> WHAT YOU HAVE TO DO: Skip the pictures, please, and write out exactly the lines from the opening of the data through the line containing "twelve months from".

━━━━━━━━━━━━━━━━

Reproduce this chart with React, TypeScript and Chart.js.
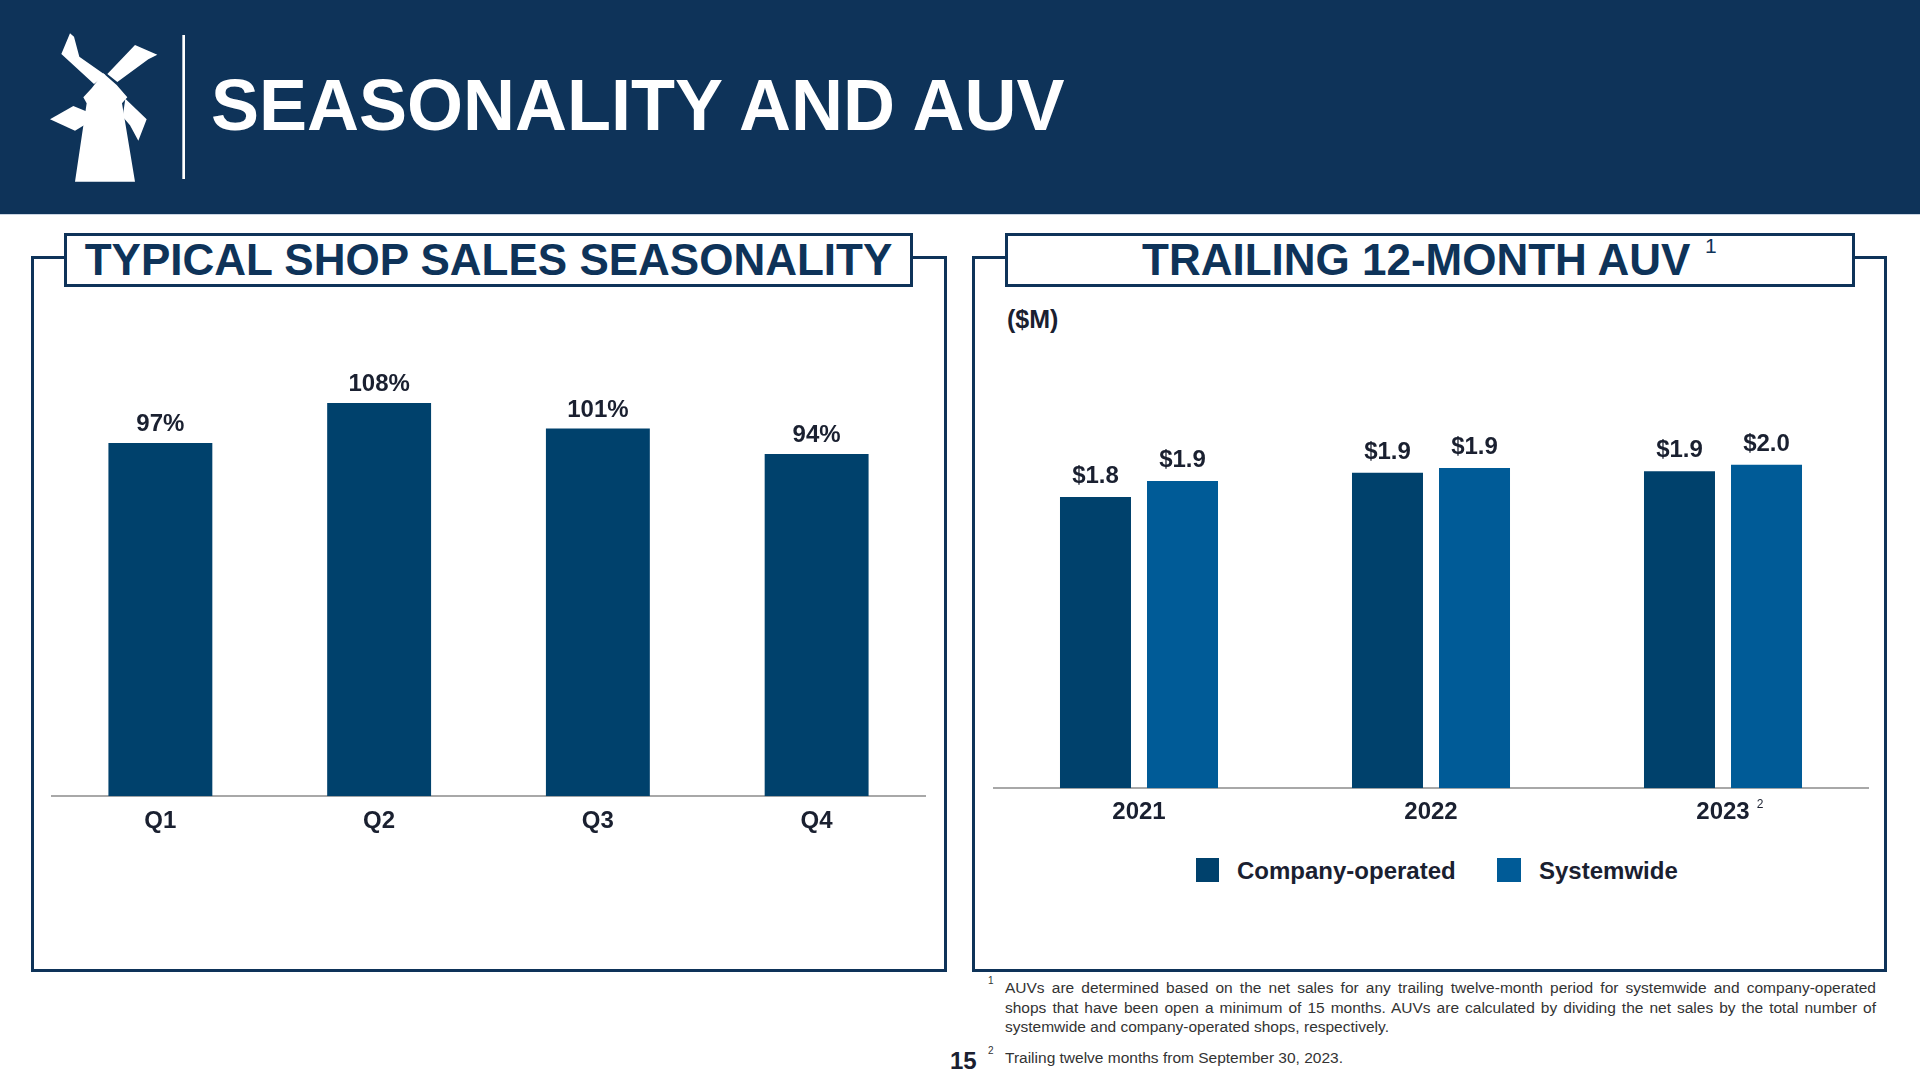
import React, { useEffect, useRef } from "react";
import { Chart, registerables } from "chart.js";

Chart.register(...registerables);

// ---------- data ----------
const quarters = ["Q1", "Q2", "Q3", "Q4"];
const seasonality = [97, 108, 101, 94];
const seasonalityLabels = ["97%", "108%", "101%", "94%"];

const years = ["2021", "2022", "2023"];
const yearSuperscripts = ["", "", "2"];
const companyOperated = [1.8, 1.95, 1.96];
const systemwide = [1.9, 1.98, 2.0];
const companyLabels = ["$1.8", "$1.9", "$1.9"];
const systemwideLabels = ["$1.9", "$1.9", "$2.0"];
const seriesNames = ["Company-operated", "Systemwide"];

const footnote1Lines = [
  "AUVs are determined based on the net sales for any trailing twelve-month period for systemwide and company-operated",
  "shops that have been open a minimum of 15 months. AUVs are calculated by dividing the net sales by the total number of",
  "systemwide and company-operated shops, respectively.",
];
const footnote2 = "Trailing twelve months from September 30, 2023.";

// ---------- style ----------
const NAVY = "#0e3359";
const BAR_DARK = "#00416c";
const BAR_LIGHT = "#005b97";
const TEXT_DARK = "#1a2030";
const AXIS_GRAY = "#a8a8a8";
const FONT = '"Liberation Sans", Arial, Helvetica, sans-serif';

function valueLabels(labelSets: string[][], offset: number) {
  return {
    id: "valueLabels",
    afterDatasetsDraw(chart: any) {
      const ctx = chart.ctx;
      ctx.save();
      ctx.font = `bold 24px ${FONT}`;
      ctx.fillStyle = TEXT_DARK;
      ctx.textAlign = "center";
      ctx.textBaseline = "alphabetic";
      chart.data.datasets.forEach((_ds: any, i: number) => {
        const meta = chart.getDatasetMeta(i);
        meta.data.forEach((bar: any, j: number) => {
          ctx.fillText(labelSets[i][j], bar.x, bar.y - offset);
        });
      });
      ctx.restore();
    },
  };
}

function tickSuperscripts(labels: string[], sups: string[], baseline: number) {
  return {
    id: "tickSups",
    afterDraw(chart: any) {
      const ctx = chart.ctx;
      const xs = chart.scales.x;
      ctx.save();
      labels.forEach((lab, i) => {
        if (!sups[i]) return;
        ctx.font = `bold 24px ${FONT}`;
        const w = ctx.measureText(lab).width;
        const px = xs.getPixelForTick(i);
        ctx.font = `12px ${FONT}`;
        ctx.fillStyle = TEXT_DARK;
        ctx.textAlign = "left";
        ctx.textBaseline = "alphabetic";
        ctx.fillText(sups[i], px + w / 2 + 7, xs.top + baseline);
      });
      ctx.restore();
    },
  };
}

function SeasonalityChart() {
  const ref = useRef<HTMLCanvasElement>(null);
  useEffect(() => {
    const chart = new Chart(ref.current as HTMLCanvasElement, {
      type: "bar",
      data: {
        labels: quarters,
        datasets: [
          {
            data: seasonality,
            backgroundColor: BAR_DARK,
            categoryPercentage: 0.95,
            barPercentage: 0.5,
          },
        ],
      },
      options: {
        animation: false,
        responsive: false,
        maintainAspectRatio: false,
        layout: { padding: 0 },
        plugins: { legend: { display: false }, tooltip: { enabled: false } },
        scales: {
          x: {
            grid: { display: false, drawTicks: false },
            border: { display: true, color: AXIS_GRAY, width: 2 },
            ticks: {
              font: { family: FONT, size: 24, weight: "bold" },
              color: TEXT_DARK,
              padding: 11,
            },
          },
          y: { display: false, min: 0, max: 130 },
        },
      },
      plugins: [valueLabels([seasonalityLabels], 12)],
    } as any);
    return () => chart.destroy();
  }, []);
  return (
    <canvas
      ref={ref}
      width={875}
      height={524}
      style={{ position: "absolute", left: 51, top: 323, width: 875, height: 524 }}
    />
  );
}

function AuvChart() {
  const ref = useRef<HTMLCanvasElement>(null);
  useEffect(() => {
    const chart = new Chart(ref.current as HTMLCanvasElement, {
      type: "bar",
      data: {
        labels: years,
        datasets: [
          {
            label: seriesNames[0],
            data: companyOperated,
            backgroundColor: BAR_DARK,
            categoryPercentage: 0.596,
            barPercentage: 0.816,
          },
          {
            label: seriesNames[1],
            data: systemwide,
            backgroundColor: BAR_LIGHT,
            categoryPercentage: 0.596,
            barPercentage: 0.816,
          },
        ],
      },
      options: {
        animation: false,
        responsive: false,
        maintainAspectRatio: false,
        layout: { padding: 0 },
        plugins: { legend: { display: false }, tooltip: { enabled: false } },
        scales: {
          x: {
            grid: { display: false, drawTicks: false },
            border: { display: true, color: AXIS_GRAY, width: 2 },
            ticks: {
              font: { family: FONT, size: 24, weight: "bold" },
              color: TEXT_DARK,
              padding: 10,
            },
          },
          y: { display: false, min: 0, max: 2.4 },
        },
      },
      plugins: [
        valueLabels([companyLabels, systemwideLabels], 14),
        tickSuperscripts(years, yearSuperscripts, 20),
      ],
    } as any);
    return () => chart.destroy();
  }, []);
  return (
    <canvas
      ref={ref}
      width={876}
      height={437}
      style={{ position: "absolute", left: 993, top: 400, width: 876, height: 437 }}
    />
  );
}

// text placed by baseline (line-height = font size)
function Txt(props: {
  x: number;
  base: number;
  size: number;
  color: string;
  bold?: boolean;
  children: React.ReactNode;
}) {
  const { x, base, size, color, bold, children } = props;
  return (
    <div
      style={{
        position: "absolute",
        left: x,
        top: base - 0.8465 * size,
        fontFamily: FONT,
        fontSize: size,
        lineHeight: `${size}px`,
        fontWeight: bold ? 700 : 400,
        color,
        whiteSpace: "nowrap",
      }}
    >
      {children}
    </div>
  );
}

function Logo() {
  return (
    <svg
      viewBox="0 0 600 540"
      width={200}
      height={180}
      style={{ position: "absolute", left: 20, top: 20 }}
    >
      <g fill="#ffffff">
        <polygon points="150,40 162,50 178,110 256,165 222,192 124,102" />
        <polygon points="345,75 412,104 385,118 292,186 262,162" />
        <polygon points="190,232 215,205 250,160 290,195 322,232 306,250 345,485 165,485 200,250" />
        <polygon points="90,298 160,258 202,275 192,316 165,332" />
        <polygon points="316,236 380,298 355,362 330,316 308,290" />
      </g>
      <rect x="487" y="45" width="8" height="432" fill="#ffffff" />
    </svg>
  );
}

function Panel(props: { left: number; width: number; boxLeft: number; boxWidth: number }) {
  const { left, width, boxLeft, boxWidth } = props;
  return (
    <>
      <div
        style={{
          position: "absolute",
          left,
          top: 256,
          width,
          height: 716,
          border: `3px solid ${NAVY}`,
          boxSizing: "border-box",
        }}
      />
      <div
        style={{
          position: "absolute",
          left: boxLeft,
          top: 233,
          width: boxWidth,
          height: 54,
          border: `3px solid ${NAVY}`,
          boxSizing: "border-box",
          background: "#ffffff",
        }}
      />
    </>
  );
}

export default function App() {
  return (
    <div
      style={{
        position: "absolute",
        left: 0,
        top: 0,
        width: 1920,
        height: 1080,
        overflow: "hidden",
        background: "#ffffff",
        fontFamily: FONT,
      }}
    >
      {/* header band */}
      <div style={{ position: "absolute", left: 0, top: 0, width: 1920, height: 214, background: NAVY }} />
      <div style={{ position: "absolute", left: 0, top: 214, width: 1920, height: 1, background: "#c9d4e2" }} />
      <Logo />
      <Txt x={211} base={130} size={72} color="#ffffff" bold>
        SEASONALITY AND AUV
      </Txt>

      {/* panels */}
      <Panel left={31} width={916} boxLeft={64} boxWidth={849} />
      <Panel left={972} width={915} boxLeft={1005} boxWidth={850} />

      {/* left panel title */}
      <div
        style={{
          position: "absolute",
          left: 64,
          width: 849,
          top: 275 - 0.8465 * 44,
          fontSize: 44,
          lineHeight: "44px",
          fontWeight: 700,
          color: NAVY,
          textAlign: "center",
          whiteSpace: "nowrap",
          fontFamily: FONT,
        }}
      >
        TYPICAL SHOP SALES SEASONALITY
      </div>

      {/* right panel title */}
      <Txt x={1142} base={275} size={44} color={NAVY} bold>
        TRAILING 12-MONTH AUV
      </Txt>
      <Txt x={1705} base={253} size={21} color={NAVY}>
        1
      </Txt>

      <Txt x={1007} base={328} size={25} color={TEXT_DARK} bold>
        ($M)
      </Txt>

      <SeasonalityChart />
      <AuvChart />

      {/* legend */}
      <div style={{ position: "absolute", left: 1196, top: 858, width: 23, height: 24, background: BAR_DARK }} />
      <Txt x={1237} base={879} size={24} color={TEXT_DARK} bold>
        {seriesNames[0]}
      </Txt>
      <div style={{ position: "absolute", left: 1497, top: 858, width: 24, height: 24, background: BAR_LIGHT }} />
      <Txt x={1539} base={879} size={24} color={TEXT_DARK} bold>
        {seriesNames[1]}
      </Txt>

      {/* footnotes */}
      <Txt x={988} base={984} size={10} color="#333333">
        1
      </Txt>
      {footnote1Lines.map((line, i) => (
        <div
          key={i}
          style={{
            position: "absolute",
            left: 1005,
            top: 978 + i * 19.5,
            width: 871,
            fontSize: 15.5,
            lineHeight: "19.5px",
            color: "#333333",
            textAlign: i < 2 ? "justify" : "left",
            textAlignLast: i < 2 ? "justify" : "left",
            whiteSpace: "nowrap",
            fontFamily: FONT,
          }}
        >
          {line}
        </div>
      ))}
      <Txt x={988} base={1054} size={10} color="#333333">
        2
      </Txt>
      <Txt x={1005} base={1063} size={15.5} color="#333333">
        {footnote2}
      </Txt>
      <Txt x={950} base={1069} size={24} color={TEXT_DARK} bold>
        15
      </Txt>
    </div>
  );
}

━━━━━━━━━━━━━━━━

> THE ANSWER:
Reproduce this chart with React, TypeScript and Chart.js.
import React, { useEffect, useRef } from "react";
import { Chart, registerables } from "chart.js";

Chart.register(...registerables);

// ---------- data ----------
const quarters = ["Q1", "Q2", "Q3", "Q4"];
const seasonality = [97, 108, 101, 94];
const seasonalityLabels = ["97%", "108%", "101%", "94%"];

const years = ["2021", "2022", "2023"];
const yearSuperscripts = ["", "", "2"];
const companyOperated = [1.8, 1.95, 1.96];
const systemwide = [1.9, 1.98, 2.0];
const companyLabels = ["$1.8", "$1.9", "$1.9"];
const systemwideLabels = ["$1.9", "$1.9", "$2.0"];
const seriesNames = ["Company-operated", "Systemwide"];

const footnote1Lines = [
  "AUVs are determined based on the net sales for any trailing twelve-month period for systemwide and company-operated",
  "shops that have been open a minimum of 15 months. AUVs are calculated by dividing the net sales by the total number of",
  "systemwide and company-operated shops, respectively.",
];
const footnote2 = "Trailing twelve months from September 30, 2023.";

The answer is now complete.